Mais les choses bougent en coulisses. Profitant de la visite d’Etat en Chine du président de la Confédération Ueli Maurer, André Rezzonico avait adressé une lettre à ses services pour les inciter à intervenir en haut lieu afin de raisonner la CDB. Si la question n’a pas été officiellement abordée lors de cette visite, un porte-parole du Département fédéral de l’économie, de la formation et de la recherche assure qu’«une série d’actions est actuellement en cours afin d’essayer de résoudre au mieux cette question».

Derrière cette langue de bois, Le JdJ a appris de source bien informée que la question avait été discutée jusqu’au niveau du conseiller fédéral Guy Parmelin, chef du département. Directeur de l’Economie publique du canton de Berne, Christoph Ammann est quant à lui déjà intervenu auprès de l’ambassadeur de Chine en Suisse, afin de le sensibiliser à la mission de sauvetage engagée.

De son côté, André Rezzonico a reçu le soutien de Swissmem, l’association faîtière de l’industrie des machines, qui est elle aussi intervenue auprès de l’ambassade de Chine. «Aujourd’hui, le temps est compté. Il est donc urgent d’interpeller les autorités chinoises pour qu’elles agissent auprès de cette banque d’Etat qu’est la CDB», martèle-t-il. «Je compte sur le Conseil fédéral, afin qu’il démontre la qualité des relations entre la Suisse et la Chine en réglant les problèmes concrets lorsqu’ils surviennent.»

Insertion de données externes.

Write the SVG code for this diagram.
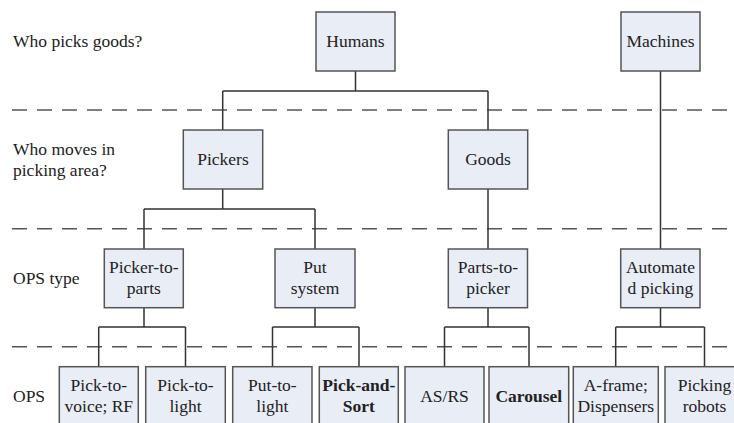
<svg xmlns="http://www.w3.org/2000/svg" width="734" height="423" viewBox="0 0 734 423">
<style>
.bg{fill:#ffffff}
.box{fill:#e9edf6;stroke:#555555;stroke-width:1.5}
.t{text-anchor:middle}
.b{font-weight:bold}
.dash{stroke:#555555;stroke-width:1.5;stroke-dasharray:15 10;fill:none}
.c{stroke:#333333;stroke-width:1.5;fill:none}
</style>
<rect class="bg" x="0" y="0" width="734" height="423"/>
<g font-family="Liberation Serif, Times New Roman, serif" font-size="17.5" fill="#222222">
<g id="levels">
<line class="dash" x1="12" y1="110" x2="734" y2="110"/>
<line class="dash" x1="12" y1="228.7" x2="734" y2="228.7"/>
<line class="dash" x1="12" y1="346.7" x2="734" y2="346.7"/>
<text x="13" y="46.5">Who picks goods?</text>
<text x="13" y="154.5">Who moves in</text>
<text x="13" y="175.5">picking area?</text>
<text x="13" y="284.3">OPS type</text>
<text x="13" y="401.8">OPS</text>
</g>
<g id="connectors">
<path class="c" d="M355.5,71 V91 M222.7,91 H488 M222.7,91 V130 M488,91 V130"/>
<path class="c" d="M660.5,71 V249"/>
<path class="c" d="M222.7,189 V209 M144,209 H315 M144,209 V249 M315,209 V249"/>
<path class="c" d="M488,189 V249"/>
<path class="c" d="M144,307.7 V327 M98.7,327 H185.5 M98.7,327 V366.7 M185.5,327 V366.7"/>
<path class="c" d="M315,307.7 V327 M272.5,327 H359 M272.5,327 V366.7 M359,327 V366.7"/>
<path class="c" d="M488,307.7 V327 M444.5,327 H529 M444.5,327 V366.7 M529,327 V366.7"/>
<path class="c" d="M660.5,307.7 V327 M615.7,327 H704.5 M615.7,327 V366.7 M704.5,327 V366.7"/>
</g>
<g id="humans"><rect class="box" x="316" y="12" width="79" height="59"/><text class="t" x="355.5" y="47">Humans</text></g>
<g id="machines"><rect class="box" x="621" y="12" width="79" height="59"/><text class="t" x="660.5" y="47">Machines</text></g>
<g id="pickers"><rect class="box" x="183.3" y="130" width="79.4" height="59"/><text class="t" x="223" y="165">Pickers</text></g>
<g id="goods"><rect class="box" x="448.3" y="130" width="79.4" height="59"/><text class="t" x="488" y="165">Goods</text></g>
<g id="picker-to-parts"><rect class="box" x="104.3" y="249" width="79" height="58.7"/><text class="t" x="143.8" y="273.3">Picker-to-</text><text class="t" x="143.8" y="294.3">parts</text></g>
<g id="put-system"><rect class="box" x="275" y="249" width="80" height="58.7"/><text class="t" x="315" y="273.3">Put</text><text class="t" x="315" y="294.3">system</text></g>
<g id="parts-to-picker"><rect class="box" x="448.3" y="249" width="79.2" height="58.7"/><text class="t" x="488" y="273.3">Parts-to-</text><text class="t" x="488" y="294.3">picker</text></g>
<g id="automated-picking"><rect class="box" x="620.7" y="249" width="79.3" height="58.7"/><text class="t" x="660.4" y="273.3">Automate</text><text class="t" x="660.4" y="294.3">d picking</text></g>
<g id="pick-to-voice"><rect class="box" x="59.3" y="366.7" width="79" height="59"/><text class="t" x="98.8" y="391">Pick-to-</text><text class="t" x="98.8" y="412">voice; RF</text></g>
<g id="pick-to-light"><rect class="box" x="145.7" y="366.7" width="79.6" height="59"/><text class="t" x="185.5" y="391">Pick-to-</text><text class="t" x="185.5" y="412">light</text></g>
<g id="put-to-light"><rect class="box" x="232.7" y="366.7" width="79.3" height="59"/><text class="t" x="272.4" y="391">Put-to-</text><text class="t" x="272.4" y="412">light</text></g>
<g id="pick-and-sort"><rect class="box" x="319.3" y="366.7" width="79" height="59"/><text class="t b" x="358.8" y="391">Pick-and-</text><text class="t b" x="358.8" y="412">Sort</text></g>
<g id="asrs"><rect class="box" x="405" y="366.7" width="79" height="59"/><text class="t" x="444.5" y="402">AS/RS</text></g>
<g id="carousel"><rect class="box" x="489" y="366.7" width="79.7" height="59"/><text class="t b" x="528.8" y="402">Carousel</text></g>
<g id="a-frame"><rect class="box" x="573.3" y="366.7" width="85" height="59"/><text class="t" x="615.8" y="391">A-frame;</text><text class="t" x="615.8" y="412">Dispensers</text></g>
<g id="picking-robots"><rect class="box" x="665" y="366.7" width="79" height="59"/><text class="t" x="704.5" y="391">Picking</text><text class="t" x="704.5" y="412">robots</text></g>
</g>
</svg>
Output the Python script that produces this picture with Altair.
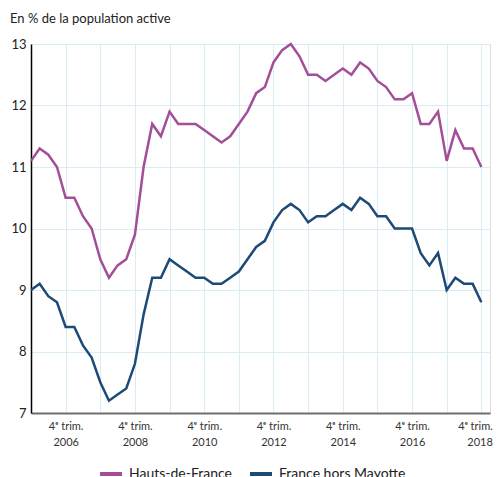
import altair as alt
import pandas as pd

# quarter index: 0 = 4e trim. 2005 ... 52 = 4e trim. 2018
quarter_index = list(range(53))

hauts_de_france = [
    11.1, 11.3, 11.2, 11.0, 10.5, 10.5, 10.2, 10.0, 9.5, 9.2,
    9.4, 9.5, 9.9, 11.0, 11.7, 11.5, 11.9, 11.7, 11.7, 11.7,
    11.6, 11.5, 11.4, 11.5, 11.7, 11.9, 12.2, 12.3, 12.7, 12.9,
    13.0, 12.8, 12.5, 12.5, 12.4, 12.5, 12.6, 12.5, 12.7, 12.6,
    12.4, 12.3, 12.1, 12.1, 12.2, 11.7, 11.7, 11.9, 11.1, 11.6,
    11.3, 11.3, 11.0,
]
france_hors_mayotte = [
    9.0, 9.1, 8.9, 8.8, 8.4, 8.4, 8.1, 7.9, 7.5, 7.2,
    7.3, 7.4, 7.8, 8.6, 9.2, 9.2, 9.5, 9.4, 9.3, 9.2,
    9.2, 9.1, 9.1, 9.2, 9.3, 9.5, 9.7, 9.8, 10.1, 10.3,
    10.4, 10.3, 10.1, 10.2, 10.2, 10.3, 10.4, 10.3, 10.5, 10.4,
    10.2, 10.2, 10.0, 10.0, 10.0, 9.6, 9.4, 9.6, 9.0, 9.2,
    9.1, 9.1, 8.8,
]
series_names = ["Hauts-de-France", "France hors Mayotte"]
series_colors = ["#a34e98", "#1d4a76"]

tick_positions = [4, 12, 20, 28, 36, 44, 52]
tick_years = ["2006", "2008", "2010", "2012", "2014", "2016", "2018"]
tick_prefix = "4ᵉ trim."
grid_positions = list(range(4, 53, 4))
y_ticks = [7, 8, 9, 10, 11, 12, 13]
y_title = "En % de la population active"

FONT = "Lato"

rows = []
for name, vals in zip(series_names, [hauts_de_france, france_hors_mayotte]):
    for q, v in zip(quarter_index, vals):
        rows.append({"q": q, "value": v, "serie": name})
df = pd.DataFrame(rows)

label_expr = "''"
for pos, yr in reversed(list(zip(tick_positions, tick_years))):
    label_expr = f"datum.value == {pos} ? ['{tick_prefix}', '{yr}'] : ({label_expr})"

lines = alt.Chart(df).mark_line(strokeWidth=2.5).encode(
    x=alt.X(
        "q:Q",
        scale=alt.Scale(domain=[0, 53], nice=False, zero=False),
        axis=alt.Axis(
            values=grid_positions,
            labelExpr=label_expr,
            title=None,
            grid=True,
            gridColor="#d9edf7",
            gridWidth=1,
            ticks=False,
            domainColor="#6e6e6e",
            domainWidth=2,
            labelFont=FONT,
            labelFontSize=11,
            labelColor="#333333",
            labelLineHeight=16,
            labelPadding=7,
            labelBaseline="top",
            labelFlush=10,
            labelFlushOffset=11,
            labelOverlap=False,
        ),
    ),
    y=alt.Y(
        "value:Q",
        scale=alt.Scale(domain=[7, 13], nice=False, zero=False),
        axis=alt.Axis(
            values=y_ticks,
            title=None,
            grid=True,
            gridColor="#d9edf7",
            gridWidth=1,
            ticks=False,
            domainColor="#000000",
            domainWidth=1.5,
            labelFont=FONT,
            labelFontSize=13,
            labelColor="#222222",
            labelPadding=5,
            labelFlush=False,
        ),
    ),
    color=alt.Color(
        "serie:N",
        scale=alt.Scale(domain=series_names, range=series_colors),
        legend=alt.Legend(
            title=None,
            orient="none",
            legendX=67,
            legendY=417,
            direction="horizontal",
            symbolType="stroke",
            symbolSize=484,
            symbolStrokeWidth=4,
            labelFont=FONT,
            labelFontSize=14,
            labelColor="#222222",
            labelOffset=5,
            columnPadding=10,
        ),
    ),
)

title_text = alt.Chart(pd.DataFrame({"t": [y_title]})).mark_text(
    align="left", baseline="alphabetic", font=FONT, fontSize=13, color="#222222"
).encode(
    text="t:N",
    x=alt.value(-21),
    y=alt.value(-21),
)

chart = alt.layer(lines, title_text).properties(
    width=459,
    height=369,
    autosize=alt.AutoSizeParams(type="none"),
    padding={"left": 23, "top": 36, "right": 3, "bottom": 64},
).configure_view(stroke=None).configure(background="white")

chart.save("out.html", embed_options={"renderer": "svg", "actions": False})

Par ailleurs, André Rezzonico estime qu’il faut prendre au mot l’ambassadeur de Chine, lui qui se plaignait de l’image souvent négative de son pays dans les médias. «Si le Gouvernement chinois ne prend pas rapidement les dispositions nécessaires pour que la CDB se conforme à l’ordre juridique suisse et rende les gages demandés et obtenus illicitement, il portera la responsabilité politique de la probable mise en faillite de BSM. Il ne s’agira plus alors de simples ‹préjugés› envers la Chine, mais de faits qui seront longs, très longs à oublier», clame-t-il.